My Fragile Self Esteem

I had been feeling pretty good about myself. Procrastination was way down for the quarter and, while I was clearly not as fit as I was a couple of years ago, I hadn’t completely let myself go. I had accepted the reduction in our income with grace, if I do say so myself. All things considered, I really had nothing to complain about.

Then came the second reduction income, really just an adjustment to the first. I began to panic. I admit there were tears and not just about letting the cleaning lady go. But I had a plan. Time to put on my big girl panties and get a full time job that pays actual money. My bonbon-eating life of leisure was coming to an end (’cause two part time jobs is kind of like that). No problem, right? Except for that little recession thingy and those annoying unemployment hoozits. Oh yeah, those things.

While I have had prolonged job searches in the past, this time is different on many levels. This time I am old(er) and it has been some time since I worked in the industry I want to return to. This time I am sending out emails (I said it has been some time, didn’t I?) without contact names with which to follow up. This time I have emailed my resume out a bazillion times for positions that I am confident that I am qualified for and I have not received one response. Seriously, not one single response. That sound you hear is my self esteem crashing to the ground and shattering.

So I did what any rational person would do, I checked my spam blocker to see if my settings were too high (the 2010 equivalent of checking to make sure your phone still has a dial tone). They weren’t. I checked my spam folder and found only spam. Then last week I decided to check my home voicemail because, while it is my cell phone number that is listed on my resume, well, I don’t know why actually. Just hoping. And there was a message from a professional sounding person asking me to call him back. I didn’t even listen to the whole message. I sat in traffic, congratulating this person for seeing past my patchy resume and realizing that I was quality people. What a visionary. I began planning the interview in my head; I was overcoming objections and explaining my experience all the way home. When I arrived at home and listened to the message in its entirety, I discovered that I was overdrawn in my checking account.

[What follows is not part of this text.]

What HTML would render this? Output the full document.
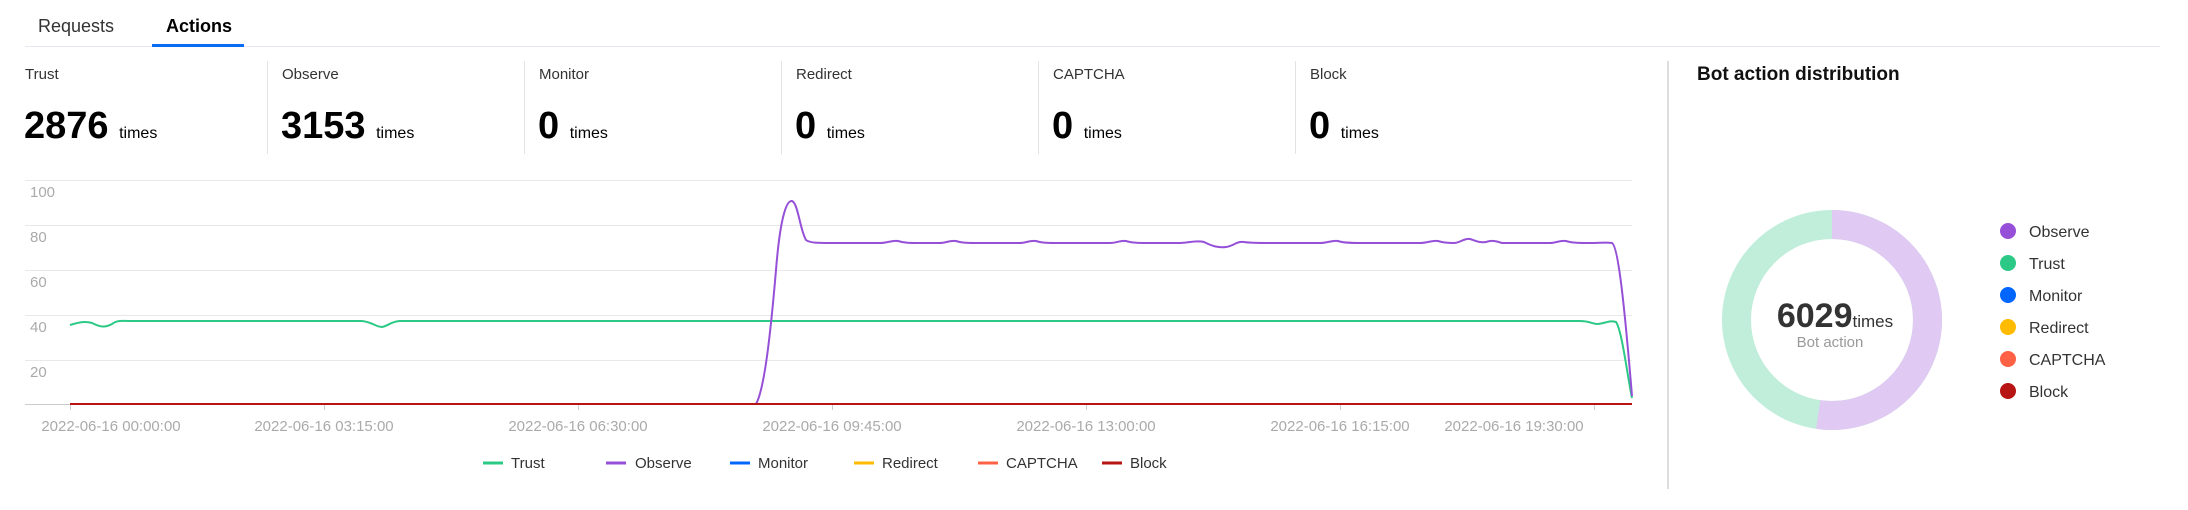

To add more insult to injury, I busted out all my best interview attire (for the interview that I may get someday) and it appears that I have, in fact, completely let myself go. I fit into none of my suits, the nicest of which still has tags on it. And to be clear I am not a doughnut or two away from fitting into these things, I am a three to six months of Jillian Michaels away. I took the suit with the tags on it to a tailor who politely suggested that I take up running by the lake as there was not enough excess fabric to accommodate my newly enlarged ass. The crunching you hear now is someone in steel toed boots stomping on my shattered self esteem.

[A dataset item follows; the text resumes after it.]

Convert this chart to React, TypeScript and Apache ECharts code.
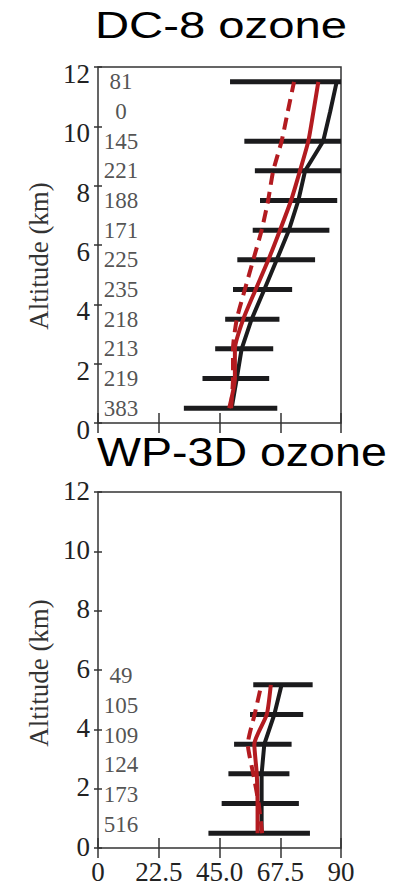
import React, { useEffect, useRef } from "react";
import * as echarts from "echarts";

// Altitude bins (km)
const DC8_ALT = [0.5, 1.5, 2.5, 3.5, 4.5, 5.5, 6.5, 7.5, 8.5, 9.5, 10.5, 11.5];
const DC8_COUNTS = [383, 219, 213, 218, 235, 225, 171, 188, 221, 145, 0, 81];
const DC8_LOW = [31.8, 38.7, 43.4, 47.1, 50.0, 51.6, 57.3, 60.0, 58.1, 54.2, null, 48.9];
const DC8_HIGH = [66.4, 63.4, 64.9, 67.2, 71.9, 80.4, 85.7, 88.6, 90, 90, null, 90];
const DC8_OBS = [49.5, 51.4, 53.2, 56.9, 61.6, 66.2, 70.7, 74.2, 76.7, 83.4, 86.0, 88.4];
const DC8_MODEL = [48.6, 50.7, 50.7, 53.8, 58.4, 63.1, 67.4, 71.5, 74.8, 77.9, 79.8, 81.6];
const DC8_MODEL_ALT = [49.3, 50.0, 50.0, 51.4, 54.4, 57.5, 60.6, 63.0, 64.9, 68.0, 70.3, 72.6];

const WP3D_ALT = [0.5, 1.5, 2.5, 3.5, 4.5, 5.5];
const WP3D_COUNTS = [516, 173, 124, 109, 105, 49];
const WP3D_LOW = [40.9, 45.8, 48.3, 50.4, 56.3, 57.5];
const WP3D_HIGH = [78.5, 74.4, 70.9, 71.7, 76.0, 79.5];
const WP3D_OBS = [60.6, 60.6, 60.6, 61.6, 65.3, 68.0];
const WP3D_MODEL = [59.1, 59.1, 58.8, 57.9, 62.5, 64.0];
const WP3D_MODEL_ALT = [60.8, 59.5, 57.5, 55.5, 58.0, 60.5];

const X_TICKS = [0, 22.5, 45.0, 67.5, 90];
const TITLES = ["DC-8 ozone", "WP-3D ozone"];
const Y_NAME = "Altitude (km)";

const LABEL_X = 8.5;
const SERIF = '"Liberation Serif", "Times New Roman", serif';
const SANS = '"Liberation Sans", Arial, sans-serif';
const RED = "#b31b20";
const BLACK = "#1b1b1d";
const AXIS = "#333";

function App() {
  const ref = useRef<HTMLDivElement>(null);
  useEffect(() => {
    if (!ref.current) return;
    const chart = echarts.init(ref.current, null, { renderer: "svg" });

    const grids = [
      { left: 98, top: 67, width: 243, height: 356 },
      { left: 98, top: 492, width: 243, height: 356 },
    ];

    const xAxes: any[] = [];
    const yAxes: any[] = [];
    [0, 1].forEach((g) => {
      const base = {
        type: "value",
        gridIndex: g,
        min: 0,
        max: 90,
        interval: 22.5,
        axisLine: { show: false },
        splitLine: { show: false },
        axisTick: { show: true, inside: true, length: 10, lineStyle: { color: AXIS, width: 1.5 } },
      };
      xAxes.push({
        ...base,
        position: "bottom",
        axisLabel: {
          show: g === 1,
          fontFamily: SERIF,
          fontSize: 27,
          color: "#222",
          margin: 10,
          formatter: (v: number) => {
            const i = X_TICKS.findIndex((t) => Math.abs(t - v) < 1e-6);
            return i >= 0 ? (v === 0 || v === 90 ? String(v) : v.toFixed(1)) : "";
          },
        },
      });
      xAxes.push({ ...base, position: "top", axisLabel: { show: false } });
      const ybase = {
        type: "value",
        gridIndex: g,
        min: 0,
        max: 12,
        interval: 2,
        axisLine: { show: false },
        splitLine: { show: false },
        axisTick: { show: true, inside: true, length: 4, lineStyle: { color: AXIS, width: 1.5 } },
      };
      yAxes.push({
        ...ybase,
        position: "left",
        name: Y_NAME,
        nameLocation: "middle",
        nameGap: 46,
        nameTextStyle: {
          fontFamily: SERIF,
          fontSize: 27,
          color: "#333",
          padding: g === 0 ? [0, 22, 0, 0] : [0, 6, 0, 0],
        },
        axisLabel: {
          show: true,
          margin: 8,
          formatter: (v: number) => `{t|${v}}`,
          rich: {
            t: {
              fontFamily: SERIF,
              fontSize: 27,
              color: "#222",
              padding: g === 0 ? [14, 0, 0, 0] : [0, 0, 3, 0],
            },
          },
        },
      });
      yAxes.push({ ...ybase, position: "right", axisLabel: { show: false } });
    });

    const errRender = (params: any, api: any) => {
      const lo = api.value(1);
      const hi = api.value(2);
      if (lo == null || hi == null || isNaN(lo) || isNaN(hi)) return null;
      const y = api.value(0);
      const p1 = api.coord([lo, y]);
      const p2 = api.coord([hi, y]);
      return {
        type: "line",
        shape: { x1: p1[0], y1: p1[1], x2: p2[0], y2: p2[1] },
        style: { stroke: BLACK, lineWidth: 5 },
      };
    };

    const panel = (
      g: number,
      alt: number[],
      counts: number[],
      low: (number | null)[],
      high: (number | null)[],
      obs: number[],
      model: number[],
      modelAlt: number[],
      labelOffset: number
    ) => {
      const xi = g * 2;
      const yi = g * 2;
      return [
        {
          type: "custom",
          xAxisIndex: xi,
          yAxisIndex: yi,
          renderItem: errRender,
          encode: { x: [1, 2], y: 0 },
          data: alt.map((a, i) => [a, low[i] == null ? NaN : low[i], high[i] == null ? NaN : high[i]]),
          z: 2,
        },
        {
          type: "line",
          xAxisIndex: xi,
          yAxisIndex: yi,
          data: alt.map((a, i) => [obs[i], a]),
          showSymbol: false,
          symbol: "none",
          lineStyle: { color: BLACK, width: 4 },
          z: 3,
        },
        {
          type: "line",
          xAxisIndex: xi,
          yAxisIndex: yi,
          data: alt.map((a, i) => [modelAlt[i], a]),
          showSymbol: false,
          symbol: "none",
          smooth: 0.2,
          lineStyle: { color: RED, width: 4, type: [12, 7] },
          z: 4,
        },
        {
          type: "line",
          xAxisIndex: xi,
          yAxisIndex: yi,
          data: alt.map((a, i) => [model[i], a]),
          showSymbol: false,
          symbol: "none",
          smooth: 0.2,
          lineStyle: { color: RED, width: 4 },
          z: 5,
        },
        {
          type: "scatter",
          xAxisIndex: xi,
          yAxisIndex: yi,
          symbolSize: 0,
          data: alt.map((a, i) => [LABEL_X, a + labelOffset, counts[i]]),
          label: {
            show: true,
            position: "inside",
            formatter: (p: any) => String(p.value[2]),
            fontFamily: SERIF,
            fontSize: 23,
            color: "#262626",
          },
          z: 6,
        },
      ];
    };

    const option: any = {
      animation: false,
      backgroundColor: "#fff",
      grid: grids.map((g) => ({ ...g, show: true, borderColor: AXIS, borderWidth: 1.5, backgroundColor: "transparent" })),
      xAxis: xAxes,
      yAxis: yAxes,
      series: [
        ...panel(0, DC8_ALT, DC8_COUNTS, DC8_LOW, DC8_HIGH, DC8_OBS, DC8_MODEL, DC8_MODEL_ALT, 0),
        ...panel(1, WP3D_ALT, WP3D_COUNTS, WP3D_LOW, WP3D_HIGH, WP3D_OBS, WP3D_MODEL, WP3D_MODEL_ALT, 0.3),
      ],
      graphic: [
        {
          type: "text",
          x: 95,
          y: 25,
          scaleX: 1.277,
          style: { text: TITLES[0], font: `37px ${SANS}`, fill: "#000", align: "left", verticalAlign: "middle" },
          z: 10,
        },
        {
          type: "text",
          x: 97,
          y: 452,
          scaleX: 1.136,
          style: { text: TITLES[1], font: `41px ${SANS}`, fill: "#000", align: "left", verticalAlign: "middle" },
          z: 10,
        },
      ],
    };
    chart.setOption(option);
    return () => chart.dispose();
  }, []);
  return (
    <div
      ref={ref}
      style={{ position: "absolute", left: 0, top: 0, width: 404, height: 885, background: "#fff" }}
    />
  );
}

export default App;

I have heard from others, both younger and with better resumes, that this is the most difficult job market they have encountered. I know it is not just me. I also know that my wonky resume isn’t helping and my age may be working against me. But most importantly I know that I will eventually find a job that pays well and that I enjoy. The sound you hear now is me sweeping up the shards of my self esteem in a dust pan. With a patience and faith and a sense of humor, I can put it back together.